** Dataset extract **
>> begin

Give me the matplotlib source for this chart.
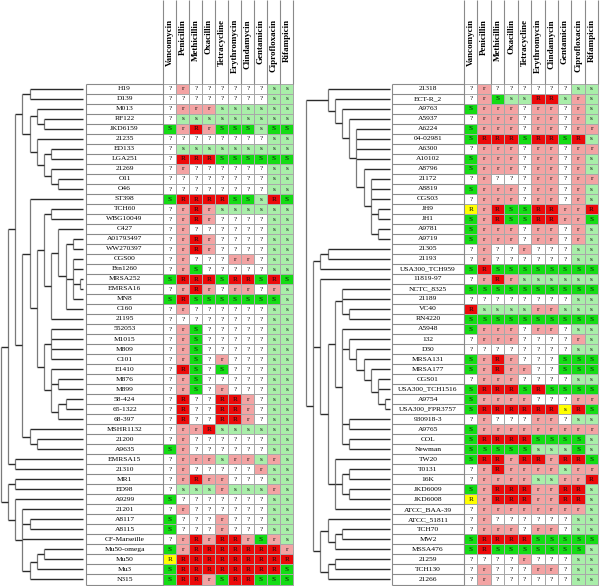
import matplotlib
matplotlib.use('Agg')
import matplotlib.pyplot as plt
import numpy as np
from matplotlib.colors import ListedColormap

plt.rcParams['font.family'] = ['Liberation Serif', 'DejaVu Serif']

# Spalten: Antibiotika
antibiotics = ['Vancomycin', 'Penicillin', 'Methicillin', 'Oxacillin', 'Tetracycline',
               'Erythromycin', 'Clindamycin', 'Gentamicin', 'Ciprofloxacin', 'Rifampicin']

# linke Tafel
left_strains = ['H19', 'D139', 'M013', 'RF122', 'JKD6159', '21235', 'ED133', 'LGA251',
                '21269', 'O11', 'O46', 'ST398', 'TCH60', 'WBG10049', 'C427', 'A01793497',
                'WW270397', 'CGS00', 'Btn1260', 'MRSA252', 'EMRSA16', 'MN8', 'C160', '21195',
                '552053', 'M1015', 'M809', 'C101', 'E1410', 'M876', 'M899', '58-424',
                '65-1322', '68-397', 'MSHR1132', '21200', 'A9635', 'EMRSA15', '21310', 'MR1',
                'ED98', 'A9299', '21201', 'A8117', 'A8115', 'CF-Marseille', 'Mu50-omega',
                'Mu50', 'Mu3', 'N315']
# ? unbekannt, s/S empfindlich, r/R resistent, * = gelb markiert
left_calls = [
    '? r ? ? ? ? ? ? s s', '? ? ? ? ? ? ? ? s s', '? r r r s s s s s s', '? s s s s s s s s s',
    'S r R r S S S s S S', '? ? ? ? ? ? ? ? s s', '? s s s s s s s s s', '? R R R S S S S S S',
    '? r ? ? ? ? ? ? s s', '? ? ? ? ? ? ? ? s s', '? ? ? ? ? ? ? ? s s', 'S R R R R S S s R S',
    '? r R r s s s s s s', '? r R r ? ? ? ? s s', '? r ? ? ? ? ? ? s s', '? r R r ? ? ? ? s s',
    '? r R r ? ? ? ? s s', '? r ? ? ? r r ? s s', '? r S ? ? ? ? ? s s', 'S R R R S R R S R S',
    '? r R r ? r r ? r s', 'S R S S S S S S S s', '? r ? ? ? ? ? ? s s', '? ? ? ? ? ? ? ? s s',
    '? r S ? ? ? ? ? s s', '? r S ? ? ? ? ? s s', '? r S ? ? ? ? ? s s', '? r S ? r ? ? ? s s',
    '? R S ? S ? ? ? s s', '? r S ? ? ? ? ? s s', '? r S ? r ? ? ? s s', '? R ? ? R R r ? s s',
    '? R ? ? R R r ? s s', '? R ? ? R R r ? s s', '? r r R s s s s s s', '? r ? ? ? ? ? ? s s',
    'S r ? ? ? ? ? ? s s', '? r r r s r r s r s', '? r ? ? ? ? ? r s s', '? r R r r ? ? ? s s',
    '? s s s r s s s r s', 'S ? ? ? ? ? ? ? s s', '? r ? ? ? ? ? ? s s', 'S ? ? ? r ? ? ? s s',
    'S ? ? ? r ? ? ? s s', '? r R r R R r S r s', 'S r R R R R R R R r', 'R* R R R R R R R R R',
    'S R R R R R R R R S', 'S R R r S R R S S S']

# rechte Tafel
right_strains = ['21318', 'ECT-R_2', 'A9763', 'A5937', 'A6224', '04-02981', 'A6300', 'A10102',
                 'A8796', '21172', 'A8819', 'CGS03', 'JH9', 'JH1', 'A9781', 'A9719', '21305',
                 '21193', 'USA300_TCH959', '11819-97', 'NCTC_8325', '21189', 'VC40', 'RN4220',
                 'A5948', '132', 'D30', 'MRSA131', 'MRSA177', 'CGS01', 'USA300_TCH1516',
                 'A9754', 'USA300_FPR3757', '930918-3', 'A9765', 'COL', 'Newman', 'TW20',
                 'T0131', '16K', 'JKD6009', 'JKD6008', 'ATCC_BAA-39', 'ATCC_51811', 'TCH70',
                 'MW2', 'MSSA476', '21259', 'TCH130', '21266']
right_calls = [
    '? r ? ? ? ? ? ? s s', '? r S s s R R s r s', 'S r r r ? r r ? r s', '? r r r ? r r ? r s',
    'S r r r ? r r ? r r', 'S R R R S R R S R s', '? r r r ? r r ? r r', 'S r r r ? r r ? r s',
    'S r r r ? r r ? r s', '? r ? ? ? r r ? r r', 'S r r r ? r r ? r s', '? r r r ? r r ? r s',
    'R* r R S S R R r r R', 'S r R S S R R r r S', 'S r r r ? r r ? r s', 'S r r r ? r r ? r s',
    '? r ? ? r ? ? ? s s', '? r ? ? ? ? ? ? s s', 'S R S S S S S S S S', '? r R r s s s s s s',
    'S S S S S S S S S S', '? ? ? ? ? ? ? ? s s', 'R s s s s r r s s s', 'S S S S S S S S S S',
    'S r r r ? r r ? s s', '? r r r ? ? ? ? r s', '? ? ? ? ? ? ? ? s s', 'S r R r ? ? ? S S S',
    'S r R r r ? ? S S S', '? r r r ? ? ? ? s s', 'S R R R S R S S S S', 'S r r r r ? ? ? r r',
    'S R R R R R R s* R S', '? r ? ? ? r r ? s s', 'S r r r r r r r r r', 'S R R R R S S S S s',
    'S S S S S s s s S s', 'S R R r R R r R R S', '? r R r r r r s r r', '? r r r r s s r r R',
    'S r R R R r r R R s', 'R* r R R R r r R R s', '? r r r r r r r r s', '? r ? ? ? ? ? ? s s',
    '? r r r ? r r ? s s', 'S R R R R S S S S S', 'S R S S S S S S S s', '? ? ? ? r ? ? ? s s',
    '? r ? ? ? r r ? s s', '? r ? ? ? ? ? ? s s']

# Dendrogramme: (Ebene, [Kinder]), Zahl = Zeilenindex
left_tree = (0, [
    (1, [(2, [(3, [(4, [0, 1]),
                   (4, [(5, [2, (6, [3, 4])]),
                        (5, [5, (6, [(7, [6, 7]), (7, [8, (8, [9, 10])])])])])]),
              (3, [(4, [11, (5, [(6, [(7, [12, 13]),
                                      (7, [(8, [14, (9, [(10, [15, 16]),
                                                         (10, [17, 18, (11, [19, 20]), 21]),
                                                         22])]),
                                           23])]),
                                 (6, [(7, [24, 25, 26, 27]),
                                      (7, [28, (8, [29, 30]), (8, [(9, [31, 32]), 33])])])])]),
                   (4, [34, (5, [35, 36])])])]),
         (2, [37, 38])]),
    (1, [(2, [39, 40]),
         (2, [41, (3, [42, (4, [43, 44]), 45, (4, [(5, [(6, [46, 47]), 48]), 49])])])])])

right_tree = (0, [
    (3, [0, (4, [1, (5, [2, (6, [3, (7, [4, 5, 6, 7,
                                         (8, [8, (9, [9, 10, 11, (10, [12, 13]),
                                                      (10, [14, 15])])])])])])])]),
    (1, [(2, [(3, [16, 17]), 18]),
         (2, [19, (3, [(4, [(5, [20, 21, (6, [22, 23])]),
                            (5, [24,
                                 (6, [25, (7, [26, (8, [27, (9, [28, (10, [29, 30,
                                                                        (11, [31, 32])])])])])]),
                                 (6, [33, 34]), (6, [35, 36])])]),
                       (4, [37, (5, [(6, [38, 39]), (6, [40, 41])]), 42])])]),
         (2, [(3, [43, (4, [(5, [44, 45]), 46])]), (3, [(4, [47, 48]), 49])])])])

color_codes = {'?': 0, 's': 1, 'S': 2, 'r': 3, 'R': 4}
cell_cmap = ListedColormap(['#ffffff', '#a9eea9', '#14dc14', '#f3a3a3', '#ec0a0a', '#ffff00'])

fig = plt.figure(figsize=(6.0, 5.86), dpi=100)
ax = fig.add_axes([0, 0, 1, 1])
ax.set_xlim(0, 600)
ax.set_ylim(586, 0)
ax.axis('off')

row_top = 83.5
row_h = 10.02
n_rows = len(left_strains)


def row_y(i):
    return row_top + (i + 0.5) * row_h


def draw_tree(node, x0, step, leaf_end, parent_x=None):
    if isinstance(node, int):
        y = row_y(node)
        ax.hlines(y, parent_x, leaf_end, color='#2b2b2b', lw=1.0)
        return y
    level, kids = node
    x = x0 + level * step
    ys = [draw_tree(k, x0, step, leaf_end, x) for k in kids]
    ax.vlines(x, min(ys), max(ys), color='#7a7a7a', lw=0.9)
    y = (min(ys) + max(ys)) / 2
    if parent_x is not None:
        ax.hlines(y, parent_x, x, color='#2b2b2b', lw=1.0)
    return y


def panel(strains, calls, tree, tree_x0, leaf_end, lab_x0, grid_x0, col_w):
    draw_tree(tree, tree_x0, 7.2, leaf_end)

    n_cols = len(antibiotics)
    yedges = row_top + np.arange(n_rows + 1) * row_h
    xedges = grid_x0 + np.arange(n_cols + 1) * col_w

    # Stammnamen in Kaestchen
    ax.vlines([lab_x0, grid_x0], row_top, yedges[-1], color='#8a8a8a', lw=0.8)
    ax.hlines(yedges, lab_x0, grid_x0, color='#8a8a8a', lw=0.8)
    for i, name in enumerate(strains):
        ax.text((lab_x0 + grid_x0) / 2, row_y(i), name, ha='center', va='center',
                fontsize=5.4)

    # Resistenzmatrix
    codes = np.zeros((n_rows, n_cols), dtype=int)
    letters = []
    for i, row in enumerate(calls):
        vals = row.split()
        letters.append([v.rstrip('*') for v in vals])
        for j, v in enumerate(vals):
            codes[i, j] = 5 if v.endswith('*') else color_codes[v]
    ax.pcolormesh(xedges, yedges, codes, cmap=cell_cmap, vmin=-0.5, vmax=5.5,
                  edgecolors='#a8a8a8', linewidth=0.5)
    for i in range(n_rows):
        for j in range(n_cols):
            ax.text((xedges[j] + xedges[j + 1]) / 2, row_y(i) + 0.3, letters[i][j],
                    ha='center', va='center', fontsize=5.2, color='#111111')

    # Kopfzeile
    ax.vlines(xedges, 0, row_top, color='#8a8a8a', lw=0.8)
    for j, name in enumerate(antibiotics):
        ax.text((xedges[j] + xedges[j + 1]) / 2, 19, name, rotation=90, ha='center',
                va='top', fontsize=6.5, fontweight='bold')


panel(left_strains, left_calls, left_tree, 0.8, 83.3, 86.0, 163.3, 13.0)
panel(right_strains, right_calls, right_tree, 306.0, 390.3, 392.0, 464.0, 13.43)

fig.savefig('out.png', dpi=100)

>> end

** Set problem **
Reproduce each line of the material containing the word "matplotlib".

** Final result **
Give me the matplotlib source for this chart.
import matplotlib
matplotlib.use('Agg')
import matplotlib.pyplot as plt
from matplotlib.colors import ListedColormap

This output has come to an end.